Data provided:
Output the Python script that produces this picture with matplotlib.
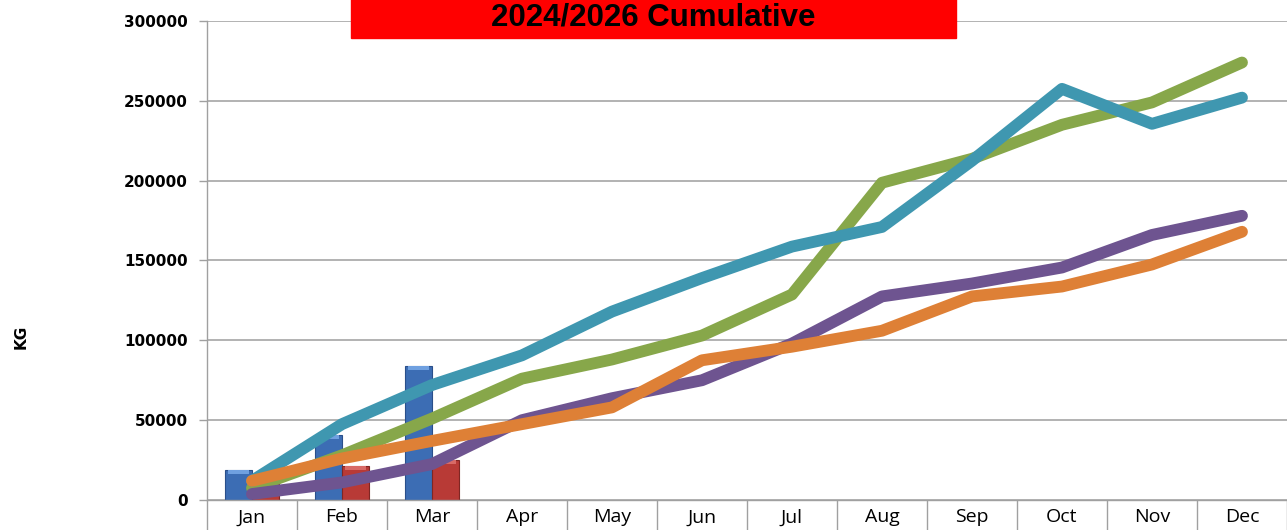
import matplotlib

matplotlib.use("Agg")
import matplotlib.pyplot as plt
import numpy as np
from matplotlib.patches import Rectangle

months = ["Jan", "Feb", "Mar", "Apr", "May", "Jun",
          "Jul", "Aug", "Sep", "Oct", "Nov", "Dec"]

# monthly bars (only first quarter reported so far)
bar_blue = [18750, 41000, 84000]
bar_red = [12000, 21000, 25000]

# cumulative lines
green = [7500, 28000, 51000, 76000, 88000, 103000,
         128700, 198700, 213700, 235000, 249000, 274000]
teal = [12000, 47500, 72000, 90600, 118000, 139000,
        158700, 171000, 212500, 257500, 235600, 252000]
purple = [3750, 11000, 22500, 50000, 63750, 75000,
          98000, 127500, 135600, 145600, 166000, 178000]
orange = [12000, 26000, 37000, 47500, 58000, 87500,
          96000, 106000, 127500, 133700, 147500, 168000]

fig = plt.figure(figsize=(12.87, 5.30), dpi=100)
ax = fig.add_axes([0.1608, 0.0566, 0.8392, 0.9038])

x = np.arange(len(months))
xb = np.arange(len(bar_blue))
ax.bar(xb - 0.15, bar_blue, width=0.3, color="#3C6DB4",
       edgecolor="#2A4F8A", linewidth=0.8, zorder=2)
ax.bar(xb + 0.15, bar_red, width=0.3, color="#B83A36",
       edgecolor="#7F2623", linewidth=0.8, zorder=2)
# lighter bevel on the bar tops
ax.bar(xb - 0.15, [2500] * len(xb), bottom=np.array(bar_blue) - 2500, width=0.24,
       color="#6FA0E0", linewidth=0, zorder=2)
ax.bar(xb + 0.15, [2500] * len(xb), bottom=np.array(bar_red) - 2500, width=0.24,
       color="#D86A66", linewidth=0, zorder=2)

lw = 8.5
for vals, col in [(green, "#87A74A"), (teal, "#3F97B0"),
                  (purple, "#6E5490"), (orange, "#DE8036")]:
    ax.plot(x, vals, color=col, linewidth=lw, solid_capstyle="round",
            solid_joinstyle="round", zorder=3)

ax.set_xlim(-0.5, 11.5)
ax.set_ylim(0, 300000)
ax.set_yticks(np.arange(0, 300001, 50000))
ax.set_yticklabels([str(v) for v in range(0, 300001, 50000)],
                   fontsize=11, fontweight="bold", family="DejaVu Sans")
ax.set_xticks(x)
ax.set_xticklabels(months, fontsize=14, family="Open Sans")
ax.set_xticks(np.arange(-0.5, 12, 1), minor=True)
ax.tick_params(axis="x", which="major", length=0, pad=6)
ax.tick_params(axis="x", which="minor", length=30, color="#A0A0A0", width=1)
ax.tick_params(axis="y", length=6, color="#A0A0A0", width=1, pad=8)

ax.grid(axis="y", color="#A6A6A6", linewidth=1.2, zorder=0)
ax.set_axisbelow(True)
for side in ["top", "right"]:
    ax.spines[side].set_visible(False)
for side in ["left", "bottom"]:
    ax.spines[side].set_color("#A0A0A0")
    ax.spines[side].set_linewidth(1)

ax.set_ylabel("KG", fontsize=11, fontweight="bold")
ax.yaxis.set_label_coords(-0.165, 0.34)

# title box
fig.patches.append(Rectangle((351 / 1287, 1 - 38 / 530), 605 / 1287, 38 / 530 + 0.01,
                             transform=fig.transFigure, color="#FF0000", zorder=5))
fig.text(653 / 1287, 1 - 26 / 530, "2024/2026 Cumulative", ha="center", va="baseline",
         fontsize=22.5, fontweight="bold", family="Liberation Sans", zorder=6)

fig.savefig("out.png", dpi=100)
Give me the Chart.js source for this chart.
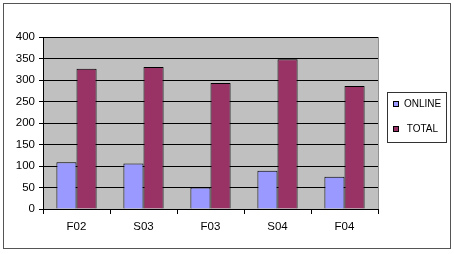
<!DOCTYPE html>
<html>
<head>
<meta charset="utf-8">
<script src="https://cdn.jsdelivr.net/npm/chart.js@4"></script>
<style>
  html, body { margin: 0; padding: 0; background: #fff; }
  canvas { display: block; }
</style>
</head>
<body>
<canvas id="enrollChart" width="454" height="254"></canvas>
<script>
// data
const categories = ['F02', 'S03', 'F03', 'S04', 'F04'];
const onlineValues = [109, 106, 50, 89, 75];
const totalValues = [326, 330, 293, 348, 286];
const seriesNames = ['ONLINE', ' TOTAL'];
const yMin = 0, yMax = 400, yStep = 50;

const FONT = "'Liberation Sans', Arial, sans-serif";

// grey plot area, outer frame and the boxed legend on the right
const framePlugin = {
    id: 'frame',
    beforeDraw(chart) {
        const { ctx, chartArea: a } = chart;
        ctx.save();
        ctx.fillStyle = '#fff';
        ctx.fillRect(0, 0, chart.width, chart.height);
        ctx.fillStyle = '#c0c0c0';
        ctx.fillRect(a.left, a.top, a.right - a.left, a.bottom - a.top);
        ctx.restore();
    },
    afterDraw(chart) {
        const { ctx, chartArea: a } = chart;
        ctx.save();
        // right edge of plot
        ctx.strokeStyle = '#909090';
        ctx.lineWidth = 1;
        ctx.beginPath();
        ctx.moveTo(Math.round(a.right) + 0.5, a.top);
        ctx.lineTo(Math.round(a.right) + 0.5, a.bottom);
        ctx.stroke();

        // outer border
        ctx.strokeStyle = '#555';
        ctx.strokeRect(3.5, 3.5, 447, 245);

        // legend box
        const lx = 387, ly = 92, lw = 59, lh = 50;
        ctx.fillStyle = '#fff';
        ctx.fillRect(lx, ly, lw, lh);
        ctx.strokeStyle = '#333';
        ctx.strokeRect(lx + 0.5, ly + 0.5, lw, lh);

        ctx.beginPath();
        ctx.rect(lx + 1, ly + 1, lw - 2, lh - 2);
        ctx.clip();
        ctx.font = '10px ' + FONT;
        ctx.textBaseline = 'middle';
        chart.data.datasets.forEach((ds, i) => {
            const cy = ly + 12 + i * 25;
            ctx.fillStyle = ds.backgroundColor;
            ctx.fillRect(lx + 6, cy - 3, 6, 6);
            ctx.strokeStyle = '#000';
            ctx.strokeRect(lx + 6.5, cy - 2.5, 5, 5);
            ctx.fillStyle = '#000';
            ctx.fillText(ds.label, lx + 17, cy);
        });
        ctx.restore();
    }
};

const ctx = document.getElementById('enrollChart').getContext('2d');
new Chart(ctx, {
    type: 'bar',
    data: {
        labels: categories,
        datasets: [
            {
                label: seriesNames[0],
                data: onlineValues,
                backgroundColor: '#9999ff',
                borderColor: '#000',
                borderWidth: 1
            },
            {
                label: seriesNames[1],
                data: totalValues,
                backgroundColor: '#993366',
                borderColor: '#000',
                borderWidth: 1
            }
        ]
    },
    options: {
        responsive: false,
        animation: false,
        layout: { padding: { top: 37, right: 76, left: 0, bottom: 0 } },
        datasets: { bar: { categoryPercentage: 0.6, barPercentage: 1.0 } },
        plugins: {
            legend: { display: false },
            tooltip: { enabled: false }
        },
        scales: {
            x: {
                afterFit(scale) { scale.height = 45; },
                grid: {
                    offset: true,
                    drawOnChartArea: false,
                    drawTicks: true,
                    tickLength: 5,
                    color: '#000'
                },
                border: { color: '#000' },
                ticks: {
                    color: '#000',
                    padding: 6,
                    font: { family: FONT, size: 11.5 }
                }
            },
            y: {
                min: yMin,
                max: yMax,
                afterFit(scale) { scale.width = 43; },
                grid: {
                    color: '#000',
                    tickLength: 4
                },
                border: { color: '#000' },
                ticks: {
                    stepSize: yStep,
                    color: '#000',
                    padding: 4,
                    font: { family: FONT, size: 11.5 }
                }
            }
        }
    },
    plugins: [framePlugin]
});
</script>
</body>
</html>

Work required:
Restate the lines of the records exactly, starting at the first and stopping after the line with "ax = fig.add_axes([0.1608, 0.0566, 0.8392, 0.9038])". Leave out any picture.

Answer in full:
Output the Python script that produces this picture with matplotlib.
import matplotlib

matplotlib.use("Agg")
import matplotlib.pyplot as plt
import numpy as np
from matplotlib.patches import Rectangle

months = ["Jan", "Feb", "Mar", "Apr", "May", "Jun",
          "Jul", "Aug", "Sep", "Oct", "Nov", "Dec"]

# monthly bars (only first quarter reported so far)
bar_blue = [18750, 41000, 84000]
bar_red = [12000, 21000, 25000]

# cumulative lines
green = [7500, 28000, 51000, 76000, 88000, 103000,
         128700, 198700, 213700, 235000, 249000, 274000]
teal = [12000, 47500, 72000, 90600, 118000, 139000,
        158700, 171000, 212500, 257500, 235600, 252000]
purple = [3750, 11000, 22500, 50000, 63750, 75000,
          98000, 127500, 135600, 145600, 166000, 178000]
orange = [12000, 26000, 37000, 47500, 58000, 87500,
          96000, 106000, 127500, 133700, 147500, 168000]

fig = plt.figure(figsize=(12.87, 5.30), dpi=100)
ax = fig.add_axes([0.1608, 0.0566, 0.8392, 0.9038])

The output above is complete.